-- Data extract start --

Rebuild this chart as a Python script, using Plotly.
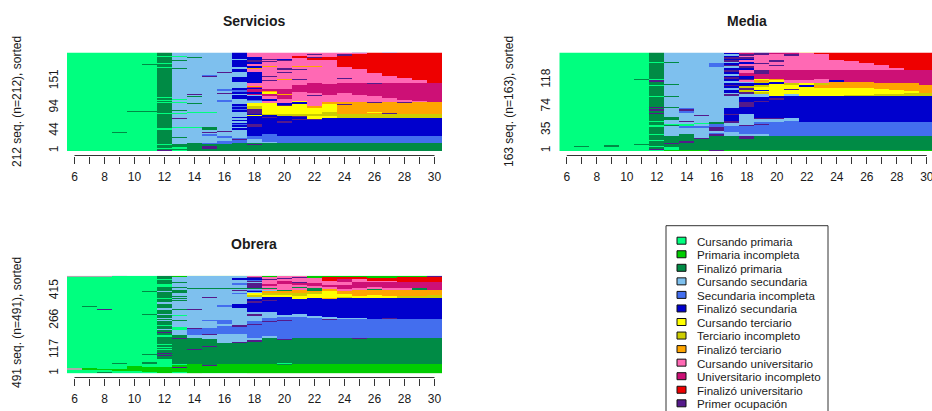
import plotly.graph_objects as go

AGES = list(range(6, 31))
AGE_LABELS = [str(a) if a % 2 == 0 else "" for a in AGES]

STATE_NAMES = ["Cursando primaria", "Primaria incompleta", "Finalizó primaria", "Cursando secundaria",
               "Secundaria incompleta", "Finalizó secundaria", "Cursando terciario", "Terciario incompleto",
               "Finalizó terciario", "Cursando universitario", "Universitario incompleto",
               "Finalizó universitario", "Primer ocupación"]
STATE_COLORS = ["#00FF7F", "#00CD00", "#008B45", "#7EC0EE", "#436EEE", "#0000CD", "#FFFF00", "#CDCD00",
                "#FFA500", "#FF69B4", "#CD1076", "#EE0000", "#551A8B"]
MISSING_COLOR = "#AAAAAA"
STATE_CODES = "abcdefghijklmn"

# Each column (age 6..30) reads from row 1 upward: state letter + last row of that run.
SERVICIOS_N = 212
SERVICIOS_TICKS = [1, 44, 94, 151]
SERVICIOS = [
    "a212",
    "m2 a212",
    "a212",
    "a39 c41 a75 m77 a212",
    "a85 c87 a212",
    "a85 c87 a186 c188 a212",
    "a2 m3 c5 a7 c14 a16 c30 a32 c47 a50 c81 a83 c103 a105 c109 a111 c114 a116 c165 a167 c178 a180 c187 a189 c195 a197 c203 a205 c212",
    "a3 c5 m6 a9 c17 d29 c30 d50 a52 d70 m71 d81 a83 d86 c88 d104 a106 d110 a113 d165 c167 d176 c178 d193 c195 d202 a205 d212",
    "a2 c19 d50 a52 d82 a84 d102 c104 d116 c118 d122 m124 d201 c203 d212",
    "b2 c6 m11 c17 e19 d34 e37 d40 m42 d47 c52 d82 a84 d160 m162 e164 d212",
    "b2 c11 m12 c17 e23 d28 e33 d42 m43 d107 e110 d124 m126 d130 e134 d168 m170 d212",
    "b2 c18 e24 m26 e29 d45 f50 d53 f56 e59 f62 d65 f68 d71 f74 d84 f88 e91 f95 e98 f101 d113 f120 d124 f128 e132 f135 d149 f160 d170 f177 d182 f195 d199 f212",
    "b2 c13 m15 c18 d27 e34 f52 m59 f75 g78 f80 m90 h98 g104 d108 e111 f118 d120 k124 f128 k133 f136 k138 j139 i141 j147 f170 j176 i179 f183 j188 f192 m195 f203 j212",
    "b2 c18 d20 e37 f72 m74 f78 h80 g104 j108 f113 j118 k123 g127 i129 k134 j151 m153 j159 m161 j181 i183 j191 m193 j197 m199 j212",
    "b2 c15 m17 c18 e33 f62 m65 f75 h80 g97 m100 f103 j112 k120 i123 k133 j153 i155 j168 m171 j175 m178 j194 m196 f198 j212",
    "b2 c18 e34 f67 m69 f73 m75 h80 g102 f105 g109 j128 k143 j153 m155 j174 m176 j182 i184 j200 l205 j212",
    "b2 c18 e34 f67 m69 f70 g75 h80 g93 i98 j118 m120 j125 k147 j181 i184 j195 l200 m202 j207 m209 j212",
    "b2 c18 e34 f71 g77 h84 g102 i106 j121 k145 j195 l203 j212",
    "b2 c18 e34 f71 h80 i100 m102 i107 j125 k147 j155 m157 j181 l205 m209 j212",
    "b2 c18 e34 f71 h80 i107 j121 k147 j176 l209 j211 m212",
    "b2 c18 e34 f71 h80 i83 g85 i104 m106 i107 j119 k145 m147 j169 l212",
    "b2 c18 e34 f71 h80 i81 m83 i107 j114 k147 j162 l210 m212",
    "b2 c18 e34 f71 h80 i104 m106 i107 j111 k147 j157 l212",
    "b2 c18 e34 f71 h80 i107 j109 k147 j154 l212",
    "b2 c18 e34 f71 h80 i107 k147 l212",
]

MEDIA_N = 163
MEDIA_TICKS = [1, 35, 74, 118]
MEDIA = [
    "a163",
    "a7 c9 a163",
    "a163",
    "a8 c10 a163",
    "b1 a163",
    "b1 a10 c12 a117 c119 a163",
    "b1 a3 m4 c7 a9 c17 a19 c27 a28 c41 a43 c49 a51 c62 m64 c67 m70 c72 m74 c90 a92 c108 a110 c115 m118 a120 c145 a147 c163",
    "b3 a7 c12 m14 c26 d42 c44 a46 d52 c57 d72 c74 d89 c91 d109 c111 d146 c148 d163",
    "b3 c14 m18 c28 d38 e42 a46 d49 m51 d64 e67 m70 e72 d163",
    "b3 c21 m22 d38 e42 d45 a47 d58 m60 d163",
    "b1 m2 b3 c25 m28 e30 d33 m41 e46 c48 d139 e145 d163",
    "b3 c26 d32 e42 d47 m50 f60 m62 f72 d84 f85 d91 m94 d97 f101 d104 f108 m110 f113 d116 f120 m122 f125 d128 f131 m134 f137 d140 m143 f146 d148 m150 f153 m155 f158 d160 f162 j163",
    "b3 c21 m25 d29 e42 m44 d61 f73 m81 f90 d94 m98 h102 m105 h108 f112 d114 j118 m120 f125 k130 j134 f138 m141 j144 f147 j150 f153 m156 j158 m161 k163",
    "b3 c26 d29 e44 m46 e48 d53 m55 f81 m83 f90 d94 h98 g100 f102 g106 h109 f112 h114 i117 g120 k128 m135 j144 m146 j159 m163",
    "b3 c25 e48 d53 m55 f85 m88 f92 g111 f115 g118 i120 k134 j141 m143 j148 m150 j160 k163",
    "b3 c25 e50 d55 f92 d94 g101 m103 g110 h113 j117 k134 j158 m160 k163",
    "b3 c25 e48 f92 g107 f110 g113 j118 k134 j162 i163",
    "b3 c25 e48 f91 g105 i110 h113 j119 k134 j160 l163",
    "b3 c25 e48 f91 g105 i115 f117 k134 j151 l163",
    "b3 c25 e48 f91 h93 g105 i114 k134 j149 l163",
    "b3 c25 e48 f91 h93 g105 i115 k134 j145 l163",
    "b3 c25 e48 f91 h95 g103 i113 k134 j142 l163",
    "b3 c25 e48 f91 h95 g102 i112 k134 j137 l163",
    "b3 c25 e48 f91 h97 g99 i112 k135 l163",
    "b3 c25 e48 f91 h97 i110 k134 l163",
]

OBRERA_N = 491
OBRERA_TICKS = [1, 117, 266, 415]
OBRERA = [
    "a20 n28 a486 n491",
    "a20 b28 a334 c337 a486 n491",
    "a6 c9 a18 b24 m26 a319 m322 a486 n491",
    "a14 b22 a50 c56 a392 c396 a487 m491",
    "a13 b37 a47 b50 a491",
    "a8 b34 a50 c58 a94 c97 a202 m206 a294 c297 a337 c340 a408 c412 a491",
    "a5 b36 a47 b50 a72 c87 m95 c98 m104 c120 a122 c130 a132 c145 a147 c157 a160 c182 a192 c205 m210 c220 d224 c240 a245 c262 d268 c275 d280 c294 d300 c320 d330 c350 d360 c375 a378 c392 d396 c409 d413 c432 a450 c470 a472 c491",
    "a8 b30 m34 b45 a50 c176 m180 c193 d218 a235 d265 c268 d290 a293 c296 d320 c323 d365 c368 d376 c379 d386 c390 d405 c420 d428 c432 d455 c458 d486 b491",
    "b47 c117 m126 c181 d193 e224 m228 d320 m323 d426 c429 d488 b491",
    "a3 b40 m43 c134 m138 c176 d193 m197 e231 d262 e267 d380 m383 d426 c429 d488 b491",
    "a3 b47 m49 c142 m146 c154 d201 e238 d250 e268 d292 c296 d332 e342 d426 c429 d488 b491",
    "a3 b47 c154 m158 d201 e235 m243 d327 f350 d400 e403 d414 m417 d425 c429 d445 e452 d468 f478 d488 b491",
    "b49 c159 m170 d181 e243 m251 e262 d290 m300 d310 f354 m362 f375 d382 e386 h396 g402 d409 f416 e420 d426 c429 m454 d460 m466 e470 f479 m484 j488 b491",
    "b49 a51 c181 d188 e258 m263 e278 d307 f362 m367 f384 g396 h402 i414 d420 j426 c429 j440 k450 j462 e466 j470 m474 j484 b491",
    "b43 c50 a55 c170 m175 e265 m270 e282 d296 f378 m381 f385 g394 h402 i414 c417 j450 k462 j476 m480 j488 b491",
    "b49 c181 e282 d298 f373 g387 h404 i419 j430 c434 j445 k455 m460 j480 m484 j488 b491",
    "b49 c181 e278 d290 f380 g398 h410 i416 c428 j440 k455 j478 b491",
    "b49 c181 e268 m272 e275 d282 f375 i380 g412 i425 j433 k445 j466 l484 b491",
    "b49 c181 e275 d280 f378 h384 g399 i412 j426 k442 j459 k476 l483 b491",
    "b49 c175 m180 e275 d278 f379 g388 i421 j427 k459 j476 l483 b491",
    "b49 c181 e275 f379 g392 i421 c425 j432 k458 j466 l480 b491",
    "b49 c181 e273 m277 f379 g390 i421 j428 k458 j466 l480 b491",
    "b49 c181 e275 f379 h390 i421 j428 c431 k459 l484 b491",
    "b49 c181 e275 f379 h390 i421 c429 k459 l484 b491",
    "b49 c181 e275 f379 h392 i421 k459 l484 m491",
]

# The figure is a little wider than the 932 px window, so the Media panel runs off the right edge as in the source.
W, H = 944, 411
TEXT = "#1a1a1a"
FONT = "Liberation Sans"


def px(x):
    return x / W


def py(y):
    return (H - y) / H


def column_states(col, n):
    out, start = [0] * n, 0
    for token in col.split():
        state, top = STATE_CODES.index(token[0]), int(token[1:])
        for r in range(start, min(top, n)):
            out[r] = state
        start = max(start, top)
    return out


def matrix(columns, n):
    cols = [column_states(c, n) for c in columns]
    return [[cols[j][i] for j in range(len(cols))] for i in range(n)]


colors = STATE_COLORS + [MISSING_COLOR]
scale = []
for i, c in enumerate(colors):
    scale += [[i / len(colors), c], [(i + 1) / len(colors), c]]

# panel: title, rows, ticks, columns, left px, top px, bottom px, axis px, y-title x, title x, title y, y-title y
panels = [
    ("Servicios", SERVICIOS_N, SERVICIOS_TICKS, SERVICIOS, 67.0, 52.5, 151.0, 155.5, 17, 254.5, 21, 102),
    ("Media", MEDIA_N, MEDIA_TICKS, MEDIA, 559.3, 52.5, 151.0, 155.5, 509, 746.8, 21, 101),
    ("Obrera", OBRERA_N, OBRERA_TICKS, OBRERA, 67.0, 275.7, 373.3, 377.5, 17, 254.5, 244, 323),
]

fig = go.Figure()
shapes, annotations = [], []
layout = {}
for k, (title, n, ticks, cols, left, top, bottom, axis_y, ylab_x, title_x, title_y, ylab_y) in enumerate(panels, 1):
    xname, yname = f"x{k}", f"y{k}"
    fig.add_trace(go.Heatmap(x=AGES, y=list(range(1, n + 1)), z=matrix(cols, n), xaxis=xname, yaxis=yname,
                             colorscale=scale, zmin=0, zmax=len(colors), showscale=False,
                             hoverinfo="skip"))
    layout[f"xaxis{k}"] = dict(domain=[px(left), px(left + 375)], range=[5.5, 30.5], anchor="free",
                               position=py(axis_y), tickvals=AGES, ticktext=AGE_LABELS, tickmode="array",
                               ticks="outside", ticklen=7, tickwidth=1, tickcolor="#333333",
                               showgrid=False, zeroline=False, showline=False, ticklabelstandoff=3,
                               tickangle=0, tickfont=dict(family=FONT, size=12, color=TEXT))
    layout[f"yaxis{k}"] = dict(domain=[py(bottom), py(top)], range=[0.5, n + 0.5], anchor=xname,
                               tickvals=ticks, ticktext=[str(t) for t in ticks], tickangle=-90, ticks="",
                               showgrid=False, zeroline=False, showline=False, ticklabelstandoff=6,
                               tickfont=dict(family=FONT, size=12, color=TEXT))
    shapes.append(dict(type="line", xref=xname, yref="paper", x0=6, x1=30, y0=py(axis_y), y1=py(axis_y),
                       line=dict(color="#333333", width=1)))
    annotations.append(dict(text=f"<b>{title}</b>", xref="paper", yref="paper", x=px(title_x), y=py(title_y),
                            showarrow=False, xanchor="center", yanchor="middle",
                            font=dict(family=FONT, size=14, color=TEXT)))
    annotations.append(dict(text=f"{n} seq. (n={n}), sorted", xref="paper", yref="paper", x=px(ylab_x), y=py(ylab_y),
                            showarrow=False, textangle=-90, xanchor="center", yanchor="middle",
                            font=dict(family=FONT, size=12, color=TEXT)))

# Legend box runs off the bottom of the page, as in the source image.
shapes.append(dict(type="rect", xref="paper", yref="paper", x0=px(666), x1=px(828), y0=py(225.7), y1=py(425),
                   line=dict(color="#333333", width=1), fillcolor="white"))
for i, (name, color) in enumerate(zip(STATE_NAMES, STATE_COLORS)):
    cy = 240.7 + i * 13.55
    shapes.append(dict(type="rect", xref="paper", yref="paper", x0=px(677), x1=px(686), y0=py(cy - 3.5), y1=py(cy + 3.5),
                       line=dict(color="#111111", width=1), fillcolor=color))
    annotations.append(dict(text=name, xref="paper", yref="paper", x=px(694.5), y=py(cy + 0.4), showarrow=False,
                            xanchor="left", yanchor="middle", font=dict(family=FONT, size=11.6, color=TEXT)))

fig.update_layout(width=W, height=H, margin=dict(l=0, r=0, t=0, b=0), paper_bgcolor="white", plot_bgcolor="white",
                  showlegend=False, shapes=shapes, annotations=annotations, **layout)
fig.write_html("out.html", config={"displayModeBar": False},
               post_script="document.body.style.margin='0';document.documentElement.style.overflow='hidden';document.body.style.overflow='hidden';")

-- Data extract end --
-- Data extract start --

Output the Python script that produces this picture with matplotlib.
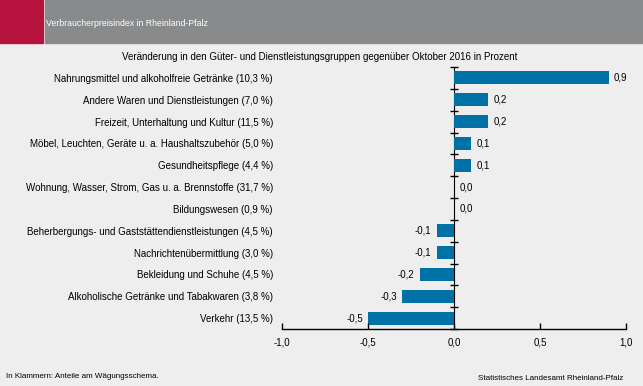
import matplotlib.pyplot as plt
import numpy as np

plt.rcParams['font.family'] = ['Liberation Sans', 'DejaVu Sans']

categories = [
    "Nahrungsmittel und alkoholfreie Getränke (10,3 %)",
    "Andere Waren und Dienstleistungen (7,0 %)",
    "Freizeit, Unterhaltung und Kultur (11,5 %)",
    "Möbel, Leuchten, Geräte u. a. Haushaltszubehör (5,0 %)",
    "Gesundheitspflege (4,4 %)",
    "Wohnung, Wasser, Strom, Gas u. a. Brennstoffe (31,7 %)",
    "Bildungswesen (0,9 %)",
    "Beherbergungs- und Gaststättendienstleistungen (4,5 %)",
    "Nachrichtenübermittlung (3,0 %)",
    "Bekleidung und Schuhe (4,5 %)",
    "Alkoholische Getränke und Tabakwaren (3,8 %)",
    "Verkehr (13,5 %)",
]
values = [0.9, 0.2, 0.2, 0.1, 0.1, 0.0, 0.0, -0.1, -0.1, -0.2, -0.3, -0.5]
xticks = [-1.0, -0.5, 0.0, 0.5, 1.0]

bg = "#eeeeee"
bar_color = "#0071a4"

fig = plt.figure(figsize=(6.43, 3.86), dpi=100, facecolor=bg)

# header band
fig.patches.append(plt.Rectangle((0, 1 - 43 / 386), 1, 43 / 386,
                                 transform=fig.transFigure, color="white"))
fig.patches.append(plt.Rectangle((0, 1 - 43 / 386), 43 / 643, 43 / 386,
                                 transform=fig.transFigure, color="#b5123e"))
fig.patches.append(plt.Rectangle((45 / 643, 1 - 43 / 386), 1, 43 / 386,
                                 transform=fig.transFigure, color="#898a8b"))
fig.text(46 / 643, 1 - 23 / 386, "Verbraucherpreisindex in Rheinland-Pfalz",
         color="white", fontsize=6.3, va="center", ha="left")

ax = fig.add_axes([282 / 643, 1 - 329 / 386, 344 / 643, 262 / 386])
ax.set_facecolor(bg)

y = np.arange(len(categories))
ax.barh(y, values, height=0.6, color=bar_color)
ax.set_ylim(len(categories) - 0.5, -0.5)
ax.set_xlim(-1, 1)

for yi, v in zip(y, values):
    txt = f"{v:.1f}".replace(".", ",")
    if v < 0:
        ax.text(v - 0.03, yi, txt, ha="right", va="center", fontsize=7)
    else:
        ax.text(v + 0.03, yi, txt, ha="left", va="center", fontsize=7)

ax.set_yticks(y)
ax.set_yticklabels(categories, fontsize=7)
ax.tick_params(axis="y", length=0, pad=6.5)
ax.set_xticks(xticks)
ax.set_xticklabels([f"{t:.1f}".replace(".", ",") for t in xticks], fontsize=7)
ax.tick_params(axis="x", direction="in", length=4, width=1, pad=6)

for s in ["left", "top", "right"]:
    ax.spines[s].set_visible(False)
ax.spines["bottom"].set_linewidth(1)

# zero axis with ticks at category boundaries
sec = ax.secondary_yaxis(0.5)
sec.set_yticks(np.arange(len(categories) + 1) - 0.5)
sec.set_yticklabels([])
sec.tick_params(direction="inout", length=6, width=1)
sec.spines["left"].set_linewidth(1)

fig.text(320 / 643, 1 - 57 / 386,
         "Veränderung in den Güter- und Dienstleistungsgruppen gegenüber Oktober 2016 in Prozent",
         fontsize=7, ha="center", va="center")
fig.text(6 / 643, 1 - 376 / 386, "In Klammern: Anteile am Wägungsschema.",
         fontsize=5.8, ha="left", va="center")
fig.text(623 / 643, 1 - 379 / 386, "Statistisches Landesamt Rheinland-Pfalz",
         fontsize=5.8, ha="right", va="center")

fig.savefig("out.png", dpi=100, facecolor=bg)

-- Data extract end --

Exercise task:
Reproduce exactly the run of lines beginning with the one that contains "Output the Python" and ending with the one that contains "fig = plt.figure(figsize=(6.43, 3.86), dpi=100, facecolor=bg)". Do not include pictures.

Output for this task:
Output the Python script that produces this picture with matplotlib.
import matplotlib.pyplot as plt
import numpy as np

plt.rcParams['font.family'] = ['Liberation Sans', 'DejaVu Sans']

categories = [
    "Nahrungsmittel und alkoholfreie Getränke (10,3 %)",
    "Andere Waren und Dienstleistungen (7,0 %)",
    "Freizeit, Unterhaltung und Kultur (11,5 %)",
    "Möbel, Leuchten, Geräte u. a. Haushaltszubehör (5,0 %)",
    "Gesundheitspflege (4,4 %)",
    "Wohnung, Wasser, Strom, Gas u. a. Brennstoffe (31,7 %)",
    "Bildungswesen (0,9 %)",
    "Beherbergungs- und Gaststättendienstleistungen (4,5 %)",
    "Nachrichtenübermittlung (3,0 %)",
    "Bekleidung und Schuhe (4,5 %)",
    "Alkoholische Getränke und Tabakwaren (3,8 %)",
    "Verkehr (13,5 %)",
]
values = [0.9, 0.2, 0.2, 0.1, 0.1, 0.0, 0.0, -0.1, -0.1, -0.2, -0.3, -0.5]
xticks = [-1.0, -0.5, 0.0, 0.5, 1.0]

bg = "#eeeeee"
bar_color = "#0071a4"

fig = plt.figure(figsize=(6.43, 3.86), dpi=100, facecolor=bg)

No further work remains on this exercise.